Re: Product: Terracotta - Open Source Network-Attached Memory
I want to address the concerns raised here:
1. "No code changes' is more accurately characterized as pure Java and direct JDK support. Our users say that they end up with cleaner code, fewer bugs, and faster apps once Terracotta has been introduced. So yes, apps are not always prepared to cluster, but a clustered app runs w/o Terracotta present with zero changes. As a specific example, I just spoke to a user who wanted to build a data structure made up of concurrenthashmaps, treemaps inside that, and linkedlists inside that. Worked fine with us. He wanted to benchmark against a distributed cache and this proved quite hard. His linkedlist has a fixed 180 time-based elements. Every so often he pops the oldest item off one end and adds the newest item to the other. I wouldn't want to model this use case only having a map. I would have to do some sort of indexing trick like writing an entry keyed "head of list 7" to the map which would contain as a value, the key of the entry which currently represented the head of that list. And each entry would have to maintain the ID of the next value in the chain. Why? Because linked structures cannot be clustered w/o Terracotta. They get serialized with other frameworks.
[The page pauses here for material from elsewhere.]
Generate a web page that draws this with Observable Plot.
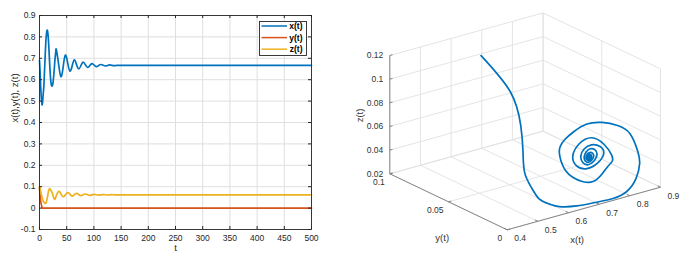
<!DOCTYPE html>
<html><head><meta charset="utf-8">
<script src="https://cdn.jsdelivr.net/npm/d3@7"></script>
<script src="https://cdn.jsdelivr.net/npm/@observablehq/plot@0.6"></script>
<style>
body{margin:0;background:#fff;}
#wrap{position:relative;width:693px;height:257px;display:flex;font-family:"Liberation Sans",Arial,sans-serif;overflow:hidden;}
</style></head><body><div id="wrap"></div>
<script>
// ---- data ----
const tValues = [0,1,2,3,4,5,6,7,8,9,10,11,12,13,14,15,16,17,18,19,20,21,22,23,24,25,26,27,28,29,30,31,
  35,39.3,43.5,47.5,52,56,60,64,68,72,76,80,84.5,88.5,92.5,96.5,100.5,104.5,108.5,112.5,117,121,125,129,133,137,141,
  150,200,250,300,350,400,450,500];
const xValues = [0.69,0.64,0.578,0.528,0.495,0.483,0.505,0.538,0.57,0.627,0.687,0.745,0.79,0.82,0.832,0.825,0.8,0.76,0.71,0.66,0.618,0.588,0.573,0.57,0.575,0.59,0.615,0.645,0.68,0.71,0.733,0.74,
  0.675,0.614,0.66,0.715,0.675,0.64,0.664,0.693,0.671,0.651,0.665,0.682,0.669,0.657,0.666,0.675,0.668,0.661,0.666,0.671,0.6675,0.664,0.6665,0.669,0.6672,0.6655,0.6667,
  0.6667,0.6667,0.6667,0.6667,0.6667,0.6667,0.6667,0.6667];
const yValues = [0.098,0.06,0.035,0.02,0.01,0.001,0,0,0,0,0,0,0,0,0,0,0,0,0,0,0,0,0,0,0,0,0,0,0,0,0,0,
  0,0,0,0,0,0,0,0,0,0,0,0,0,0,0,0,0,0,0,0,0,0,0,0,0,0,0,
  0,0,0,0,0,0,0,0];
const zValues = [0.1,0.091,0.079,0.068,0.057,0.0492,0.0384,0.0318,0.0274,0.0238,0.0224,0.0216,0.0243,0.033,0.0449,0.0564,0.0726,0.0822,0.0884,0.0907,0.0874,0.0828,0.078,0.0731,0.066,0.0564,0.0487,0.0432,0.0406,0.045,0.051,0.059,
  0.078,0.067,0.053,0.062,0.072,0.065,0.056,0.0625,0.069,0.0635,0.058,0.062,0.066,0.0627,0.0595,0.062,0.0645,0.0625,0.0605,0.062,0.0633,0.0623,0.0612,0.062,0.0627,0.0621,0.0617,
  0.062,0.062,0.062,0.062,0.062,0.062,0.062,0.062];
const seriesNames = ["x(t)","y(t)","z(t)"];
const seriesColors = ["#0072BD","#D95319","#EDB120"];
const tTicks = [0,50,100,150,200,250,300,350,400,450,500];
const tTickLabels = ["0","50","100","150","200","250","300","350","400","450","500"];
const vTicks = [-0.1,0,0.1,0.2,0.3,0.4,0.5,0.6,0.7,0.8,0.9];
const vTickLabels = ["-0.1","0","0.1","0.2","0.3","0.4","0.5","0.6","0.7","0.8","0.9"];
const x3Ticks = [0.4,0.5,0.6,0.7,0.8,0.9];
const x3TickLabels = ["0.4","0.5","0.6","0.7","0.8","0.9"];
const y3Ticks = [0,0.05,0.1];
const y3TickLabels = ["0","0.05","0.1"];
const z3Ticks = [0.02,0.04,0.06,0.08,0.1,0.12];
const z3TickLabels = ["0.02","0.04","0.06","0.08","0.1","0.12"];

// ---- tables ----
const rows = tValues.map((t,i)=>({t, x:xValues[i], y:yValues[i], z:zValues[i]}));
const keys = ["x","y","z"];
const curves = ["natural","catmull-rom","natural"];
const font = "'Liberation Sans', Arial, sans-serif";
const H = 257;

// ---- left panel ----
const W1 = 330, mL = 39, mR = 19, mT = 15, mB = 28;
const innerW = W1-mL-mR, innerH = H-mT-mB;
const tLab = new Map(tTicks.map((d,i)=>[d,tTickLabels[i]]));
const vLab = new Map(vTicks.map((d,i)=>[d,vTickLabels[i]]));
const axisColor = "#262626";
const left = Plot.plot({
  width: W1, height: H, marginLeft: mL, marginRight: mR, marginTop: mT, marginBottom: mB,
  style: {fontFamily: font, fontSize: "8.5px", color: axisColor, background: "#fff", overflow: "visible"},
  x: {domain: [0,500]}, y: {domain: [-0.1,0.9]},
  marks: [
    Plot.gridX(tTicks, {stroke: "#dfdfdf", strokeOpacity: 1}),
    Plot.gridY(vTicks, {stroke: "#dfdfdf", strokeOpacity: 1}),
    ...keys.map((k,i)=>Plot.line(rows, {x: "t", y: k, stroke: seriesColors[i], strokeWidth: 1.7, curve: curves[i]})),
    Plot.frame({stroke: axisColor, strokeWidth: 0.9}),
    Plot.tickX(tTicks, {x: d=>d, insetTop: innerH-3, stroke: axisColor}),
    Plot.tickX(tTicks, {x: d=>d, insetBottom: innerH-3, stroke: axisColor}),
    Plot.tickY(vTicks, {y: d=>d, insetRight: innerW-3, stroke: axisColor}),
    Plot.tickY(vTicks, {y: d=>d, insetLeft: innerW-3, stroke: axisColor}),
    Plot.axisX(tTicks, {tickSize: 0, tickPadding: 5, tickFormat: d=>tLab.get(d), label: null, fill: axisColor}),
    Plot.axisY(vTicks, {tickSize: 0, tickPadding: 4, tickFormat: d=>vLab.get(d), label: null, fill: axisColor}),
    Plot.text(["t"], {frameAnchor: "bottom", dy: 21, fontSize: 9.5, fill: axisColor}),
    Plot.text(["x(t),y(t), z(t)"], {frameAnchor: "left", dx: -25, rotate: -90, fontSize: 9.5, fill: axisColor})
  ]
});

// ---- right panel (orthographic 3-D view) ----
const W2 = 363, off = 330;
const O = [506.7-off, 229.3];           // screen position of (x=0.4, y=0, z=0.02)
const ex = [153.3,-42.6], ey = [-117.4,-56], ez = [0,-118.3]; // screen span of each axis
const xr = [0.4,0.9], yr = [0,0.1], zr = [0.02,0.12];
function proj(x,y,z){
  const a=(x-xr[0])/(xr[1]-xr[0]), b=(y-yr[0])/(yr[1]-yr[0]), c=(z-zr[0])/(zr[1]-zr[0]);
  return [O[0]+a*ex[0]+b*ey[0]+c*ez[0], O[1]+a*ex[1]+b*ey[1]+c*ez[1]];
}
const seg = (p,q)=>{const A=proj(...p), B=proj(...q); return {x1:A[0],y1:A[1],x2:B[0],y2:B[1]};};
const grid = [];
z3Ticks.forEach(z=>grid.push(seg([xr[0],yr[1],z],[xr[1],yr[1],z])));
x3Ticks.forEach(x=>grid.push(seg([x,yr[1],zr[0]],[x,yr[1],zr[1]])));
z3Ticks.forEach(z=>grid.push(seg([xr[1],yr[0],z],[xr[1],yr[1],z])));
y3Ticks.forEach(y=>grid.push(seg([xr[1],y,zr[0]],[xr[1],y,zr[1]])));
x3Ticks.forEach(x=>grid.push(seg([x,yr[0],zr[0]],[x,yr[1],zr[0]])));
y3Ticks.forEach(y=>grid.push(seg([xr[0],y,zr[0]],[xr[1],y,zr[0]])));
const axes = [
  seg([xr[0],yr[1],zr[0]],[xr[0],yr[1],zr[1]]),
  seg([xr[0],yr[0],zr[0]],[xr[0],yr[1],zr[0]]),
  seg([xr[0],yr[0],zr[0]],[xr[1],yr[0],zr[0]])
];
const ticks3 = [
  ...z3Ticks.map(z=>seg([xr[0],yr[1],z],[xr[0]+0.009,yr[1],z])),
  ...y3Ticks.map(y=>seg([xr[0],y,zr[0]],[xr[0]+0.009,y,zr[0]])),
  ...x3Ticks.map(x=>seg([x,yr[0],zr[0]],[x,yr[0]+0.0025,zr[0]]))
];
const zLab = z3Ticks.map((z,i)=>({p:proj(xr[0],yr[1],z), s:z3TickLabels[i]}));
const yLab = y3Ticks.map((y,i)=>({p:proj(xr[0],y,zr[0]), s:y3TickLabels[i]}));
const xLab = x3Ticks.map((x,i)=>({p:proj(x,yr[0],zr[0]), s:x3TickLabels[i]}));
const px = d=>d.p[0], py = d=>d.p[1];
const traj = rows.map(r=>proj(r.x,r.y,r.z));
const lab3 = "#333";
const right = Plot.plot({
  width: W2, height: H, margin: 0,
  style: {fontFamily: font, fontSize: "8.5px", background: "#fff", overflow: "visible"},
  x: {domain: [0,W2], range: [0,W2], axis: null},
  y: {domain: [0,H], range: [0,H], axis: null},
  marks: [
    Plot.link(grid, {x1:"x1", y1:"y1", x2:"x2", y2:"y2", stroke: "#e1e1e1", strokeWidth: 0.9}),
    Plot.link(axes, {x1:"x1", y1:"y1", x2:"x2", y2:"y2", stroke: "#7a7a7a", strokeWidth: 0.9}),
    Plot.link(ticks3, {x1:"x1", y1:"y1", x2:"x2", y2:"y2", stroke: "#7a7a7a", strokeWidth: 0.9}),
    Plot.line(traj, {x: d=>d[0], y: d=>d[1], stroke: seriesColors[0], strokeWidth: 1.7, curve: "natural"}),
    Plot.text(zLab, {x: px, y: py, text: "s", textAnchor: "end", dx: -6.5, fill: lab3}),
    Plot.text(yLab, {x: px, y: py, text: "s", textAnchor: "end", dx: -5, dy: 8.7, fill: lab3}),
    Plot.text(xLab, {x: px, y: py, text: "s", textAnchor: "start", dx: 7, dy: 8.7, fill: lab3}),
    Plot.text([{p:proj((xr[0]+xr[1])/2,yr[0],zr[0]), s:"x(t)"}], {x: px, y: py, text: "s", dx: -6.7, dy: 31.3, fontSize: 9.5, fill: lab3}),
    Plot.text([{p:proj(xr[0],(yr[0]+yr[1])/2,zr[0]), s:"y(t)"}], {x: px, y: py, text: "s", dx: -6.3, dy: 36, fontSize: 9.5, fill: lab3}),
    Plot.text([{p:proj(xr[0],yr[1],(zr[0]+zr[1])/2), s:"z(t)"}], {x: px, y: py, text: "s", dx: -30.3, dy: 0.8, rotate: -90, fontSize: 9.5, fill: lab3})
  ]
});

const wrap = document.getElementById("wrap");
wrap.appendChild(left);
wrap.appendChild(right);

// ---- legend of the left panel ----
const leg = d3.select(wrap).append("svg")
  .style("position","absolute").style("left","259px").style("top","21px")
  .attr("width",48).attr("height",35)
  .style("font-family", font);
leg.append("rect").attr("x",0.5).attr("y",0.5).attr("width",47).attr("height",34)
  .attr("fill","#fff").attr("stroke",axisColor).attr("stroke-width",0.9);
seriesNames.forEach((n,i)=>{
  const cy = 5 + i*11.6;
  leg.append("line").attr("x1",2.5).attr("x2",28).attr("y1",cy).attr("y2",cy)
    .attr("stroke",seriesColors[i]).attr("stroke-width",1.5);
  leg.append("text").attr("x",43.5).attr("y",cy).attr("dy","0.35em").attr("text-anchor","end")
    .attr("font-size","8.5px").attr("font-weight","bold").attr("fill","#000").text(n);
});
</script></body></html>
2. TC is O(1) like Memcached. And it is 10X higher thoughtput than anything else out there because of the runtime data it can leverage to route and batch--much like GC or hotspot can improve code, so can we. Our customers find that a typical TC installation of 2-4 JVMs (plus our server) would be replaced by 20 - 50 servers of the nearest competitor's solution. While they scale linearly to hundreds of nodes, they seem to need lots of nodes. And, our server has consistent hashing built-in to stripe data across Terracotta servers for linear scale. Why quote our blog entries and posts from 2 -4 years ago and ignore the ones from this year where we announced the existence of active / active server striping with Terracotta?
Anyways, try it. You will definitely like the programming model. You may have to tune a bit to get it to go fast, but we have all these visualization tools to help with that so that you aren't blind to what's going on like you would be with many other frameworks. (Our cluster profiling tools show lock hopping, object locality and load balancing visualization, etc.)
Cheers,
--Ari
Re: Product: Terracotta - Open Source Network-Attached Memory
Ari,
Sorry for referencing material that is out of date. I only read material from the front page of a google search -- that aside, could you explain how your recent improvements to Terracotta keep the system from becoming write-constrained? As I understand it, there is a master node that all writes need to pass through, or is this no longer the case?